WHAT IS NEEDED:
Pictures stay out of the copy; restate everything else in the material exactly.

DATA SECTION:
----
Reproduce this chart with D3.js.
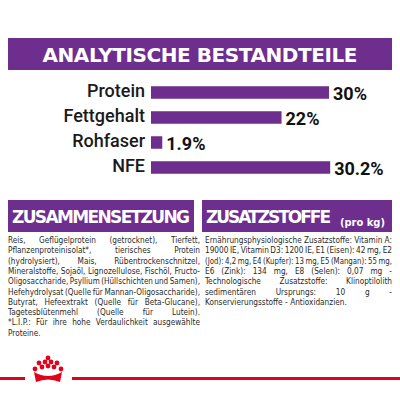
<!DOCTYPE html>
<html><head><meta charset="utf-8">
<script src="https://cdn.jsdelivr.net/npm/d3@7"></script>
<style>body{margin:0;background:#fff}text{font-family:"DejaVu Sans Condensed","Liberation Sans Narrow",Roboto,sans-serif}</style>
</head><body>
<script>
const nutrients = ["Protein", "Fettgehalt", "Rohfaser", "NFE"];
const values = [30, 22, 1.9, 30.2];
const valueLabels = ["30%", "22%", "1.9%", "30.2%"];
const compositionLines = [
  "Reis, Geflügelprotein (getrocknet), Tierfett,",
  "Pflanzenproteinisolat*, tierisches Protein",
  "(hydrolysiert), Mais, Rübentrockenschnitzel,",
  "Mineralstoffe, Sojaöl, Lignozellulose, Fischöl, Fructo-",
  "Oligosaccharide, Psyllium (Hüllschichten und Samen),",
  "Hefehydrolysat (Quelle für Mannan-Oligosaccharide),",
  "Butyrat, Hefeextrakt (Quelle für Beta-Glucane),",
  "Tagetesblütenmehl (Quelle für Lutein).",
  "*L.I.P.: Für ihre hohe Verdaulichkeit ausgewählte",
  "Proteine."
];
const additiveLines = [
  "Ernährungsphysiologische Zusatzstoffe: Vitamin A:",
  "19000 IE, Vitamin D3: 1200 IE, E1 (Eisen): 42 mg, E2",
  "(Jod): 4,2 mg, E4 (Kupfer): 13 mg, E5 (Mangan): 55 mg,",
  "E6 (Zink): 134 mg, E8 (Selen): 0,07 mg -",
  "Technologische Zusatzstoffe: Klinoptilolith",
  "sedimentären Ursprungs: 10 g -",
  "Konservierungsstoffe - Antioxidanzien."
];
const purple = "#6e2e8e";
const svg = d3.select("body").append("svg").attr("width", 400).attr("height", 400);

// header
svg.append("rect").attr("x", 8).attr("y", 38).attr("width", 384).attr("height", 32).attr("fill", purple);
svg.append("text").attr("x", 200).attr("y", 62).attr("text-anchor", "middle")
  .attr("fill", "#fff").style("font-size", "20px").style("font-weight", "bold")
  .style("font-family", "'DejaVu Sans'").attr("textLength", 315).text("ANALYTISCHE BESTANDTEILE");

const x = d3.scaleLinear().domain([0, 30]).range([151, 329]);
const y = d3.scaleBand().domain(nutrients).range([80, 180]).paddingInner(0.5).paddingOuter(0.25);
svg.selectAll(".bar").data(nutrients).join("rect")
  .attr("x", x(0)).attr("y", d => y(d)).attr("height", y.bandwidth())
  .attr("width", (d, i) => x(values[i]) - x(0)).attr("fill", purple);
svg.selectAll(".lab").data(nutrients).join("text")
  .attr("x", 145).attr("y", d => y(d) + y.bandwidth() - 2).attr("text-anchor", "end")
  .style("font-family", "Roboto").style("font-weight", 500)
  .style("font-size", "18px").attr("fill", "#1a1a1a").text(d => d);
svg.selectAll(".val").data(nutrients).join("text")
  .attr("x", (d, i) => x(values[i]) + 4).attr("y", d => y(d) + y.bandwidth() + 1)
  .style("font-family", "Roboto").style("font-size", "18px").style("font-weight", "bold").attr("fill", "#111")
  .text((d, i) => valueLabels[i]);

// section headers
svg.append("rect").attr("x", 8).attr("y", 200).attr("width", 186).attr("height", 32).attr("fill", purple);
svg.append("text").attr("x", 12).attr("y", 223).attr("fill", "#fff").style("font-size", "17px")
  .style("font-weight", "bold").style("font-family", "'DejaVu Sans'").attr("textLength", 178).text("ZUSAMMENSETZUNG");
svg.append("rect").attr("x", 202).attr("y", 200).attr("width", 190).attr("height", 32).attr("fill", purple);
svg.append("text").attr("x", 206).attr("y", 223).attr("fill", "#fff").style("font-size", "17px")
  .style("font-weight", "bold").style("font-family", "'DejaVu Sans'").attr("textLength", 125).text("ZUSATZSTOFFE");
svg.append("text").attr("x", 340).attr("y", 226).attr("fill", "#fff").style("font-size", "11px")
  .style("font-weight", "bold").text("(pro kg)");

function justify(lines, x0, width, y0) {
  lines.forEach((line, i) => {
    const words = line.split(" ");
    const yy = y0 + i * 10.3;
    const last = i === lines.length - 1;
    const nodes = words.map(w => svg.append("text").attr("y", yy).style("font-size", "8.2px")
      .attr("fill", "#2a2a2a").text(w));
    const widths = nodes.map(n => n.node().getComputedTextLength());
    const total = d3.sum(widths);
    let gap = (last || words.length < 2) ? 2.4 : (width - total) / (words.length - 1);
    let scale = 1;
    if (gap < 1.5) { gap = 1.5; scale = (width - gap * (words.length - 1)) / total; }
    let cx = x0;
    nodes.forEach((n, j) => {
      n.attr("x", cx);
      if (scale < 1) n.attr("textLength", widths[j] * scale).attr("lengthAdjust", "spacingAndGlyphs");
      cx += widths[j] * scale + gap;
    });
  });
}
justify(compositionLines, 8, 192, 243);
justify(additiveLines, 205, 187, 243);

// footer
svg.append("rect").attr("x", 0).attr("y", 377).attr("width", 25).attr("height", 3).attr("fill", "#e2001a");
svg.append("rect").attr("x", 72).attr("y", 377).attr("width", 328).attr("height", 3).attr("fill", "#e2001a");
const crown = svg.append("g").attr("fill", "#e2001a");
const dots = [[-13,-6],[-6,-8],[0,-9],[6,-8],[13,-6],[-9,-12],[-3,-13],[3,-13],[9,-12],[0,-17]];
dots.forEach(([dx, dy]) => crown.append("circle").attr("cx", 48 + dx).attr("cy", 375 + dy).attr("r", 2.4));
crown.append("path").attr("d", "M34,372 Q48,380 62,372 L60,382 Q48,377 36,382 Z");
</script>
</body></html>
----
THE SOLUTION:
Reproduce this chart with D3.js.
<!DOCTYPE html>
<html><head><meta charset="utf-8">
<script src="https://cdn.jsdelivr.net/npm/d3@7"></script>
<style>body{margin:0;background:#fff}text{font-family:"DejaVu Sans Condensed","Liberation Sans Narrow",Roboto,sans-serif}</style>
</head><body>
<script>
const nutrients = ["Protein", "Fettgehalt", "Rohfaser", "NFE"];
const values = [30, 22, 1.9, 30.2];
const valueLabels = ["30%", "22%", "1.9%", "30.2%"];
const compositionLines = [
  "Reis, Geflügelprotein (getrocknet), Tierfett,",
  "Pflanzenproteinisolat*, tierisches Protein",
  "(hydrolysiert), Mais, Rübentrockenschnitzel,",
  "Mineralstoffe, Sojaöl, Lignozellulose, Fischöl, Fructo-",
  "Oligosaccharide, Psyllium (Hüllschichten und Samen),",
  "Hefehydrolysat (Quelle für Mannan-Oligosaccharide),",
  "Butyrat, Hefeextrakt (Quelle für Beta-Glucane),",
  "Tagetesblütenmehl (Quelle für Lutein).",
  "*L.I.P.: Für ihre hohe Verdaulichkeit ausgewählte",
  "Proteine."
];
const additiveLines = [
  "Ernährungsphysiologische Zusatzstoffe: Vitamin A:",
  "19000 IE, Vitamin D3: 1200 IE, E1 (Eisen): 42 mg, E2",
  "(Jod): 4,2 mg, E4 (Kupfer): 13 mg, E5 (Mangan): 55 mg,",
  "E6 (Zink): 134 mg, E8 (Selen): 0,07 mg -",
  "Technologische Zusatzstoffe: Klinoptilolith",
  "sedimentären Ursprungs: 10 g -",
  "Konservierungsstoffe - Antioxidanzien."
];
const purple = "#6e2e8e";
const svg = d3.select("body").append("svg").attr("width", 400).attr("height", 400);

// header
svg.append("rect").attr("x", 8).attr("y", 38).attr("width", 384).attr("height", 32).attr("fill", purple);
svg.append("text").attr("x", 200).attr("y", 62).attr("text-anchor", "middle")
  .attr("fill", "#fff").style("font-size", "20px").style("font-weight", "bold")
  .style("font-family", "'DejaVu Sans'").attr("textLength", 315).text("ANALYTISCHE BESTANDTEILE");

const x = d3.scaleLinear().domain([0, 30]).range([151, 329]);
const y = d3.scaleBand().domain(nutrients).range([80, 180]).paddingInner(0.5).paddingOuter(0.25);
svg.selectAll(".bar").data(nutrients).join("rect")
  .attr("x", x(0)).attr("y", d => y(d)).attr("height", y.bandwidth())
  .attr("width", (d, i) => x(values[i]) - x(0)).attr("fill", purple);
svg.selectAll(".lab").data(nutrients).join("text")
  .attr("x", 145).attr("y", d => y(d) + y.bandwidth() - 2).attr("text-anchor", "end")
  .style("font-family", "Roboto").style("font-weight", 500)
  .style("font-size", "18px").attr("fill", "#1a1a1a").text(d => d);
svg.selectAll(".val").data(nutrients).join("text")
  .attr("x", (d, i) => x(values[i]) + 4).attr("y", d => y(d) + y.bandwidth() + 1)
  .style("font-family", "Roboto").style("font-size", "18px").style("font-weight", "bold").attr("fill", "#111")
  .text((d, i) => valueLabels[i]);

// section headers
svg.append("rect").attr("x", 8).attr("y", 200).attr("width", 186).attr("height", 32).attr("fill", purple);
svg.append("text").attr("x", 12).attr("y", 223).attr("fill", "#fff").style("font-size", "17px")
  .style("font-weight", "bold").style("font-family", "'DejaVu Sans'").attr("textLength", 178).text("ZUSAMMENSETZUNG");
svg.append("rect").attr("x", 202).attr("y", 200).attr("width", 190).attr("height", 32).attr("fill", purple);
svg.append("text").attr("x", 206).attr("y", 223).attr("fill", "#fff").style("font-size", "17px")
  .style("font-weight", "bold").style("font-family", "'DejaVu Sans'").attr("textLength", 125).text("ZUSATZSTOFFE");
svg.append("text").attr("x", 340).attr("y", 226).attr("fill", "#fff").style("font-size", "11px")
  .style("font-weight", "bold").text("(pro kg)");

function justify(lines, x0, width, y0) {
  lines.forEach((line, i) => {
    const words = line.split(" ");
    const yy = y0 + i * 10.3;
    const last = i === lines.length - 1;
    const nodes = words.map(w => svg.append("text").attr("y", yy).style("font-size", "8.2px")
      .attr("fill", "#2a2a2a").text(w));
    const widths = nodes.map(n => n.node().getComputedTextLength());
    const total = d3.sum(widths);
    let gap = (last || words.length < 2) ? 2.4 : (width - total) / (words.length - 1);
    let scale = 1;
    if (gap < 1.5) { gap = 1.5; scale = (width - gap * (words.length - 1)) / total; }
    let cx = x0;
    nodes.forEach((n, j) => {
      n.attr("x", cx);
      if (scale < 1) n.attr("textLength", widths[j] * scale).attr("lengthAdjust", "spacingAndGlyphs");
      cx += widths[j] * scale + gap;
    });
  });
}
justify(compositionLines, 8, 192, 243);
justify(additiveLines, 205, 187, 243);

// footer
svg.append("rect").attr("x", 0).attr("y", 377).attr("width", 25).attr("height", 3).attr("fill", "#e2001a");
svg.append("rect").attr("x", 72).attr("y", 377).attr("width", 328).attr("height", 3).attr("fill", "#e2001a");
const crown = svg.append("g").attr("fill", "#e2001a");
const dots = [[-13,-6],[-6,-8],[0,-9],[6,-8],[13,-6],[-9,-12],[-3,-13],[3,-13],[9,-12],[0,-17]];
dots.forEach(([dx, dy]) => crown.append("circle").attr("cx", 48 + dx).attr("cy", 375 + dy).attr("r", 2.4));
crown.append("path").attr("d", "M34,372 Q48,380 62,372 L60,382 Q48,377 36,382 Z");
</script>
</body></html>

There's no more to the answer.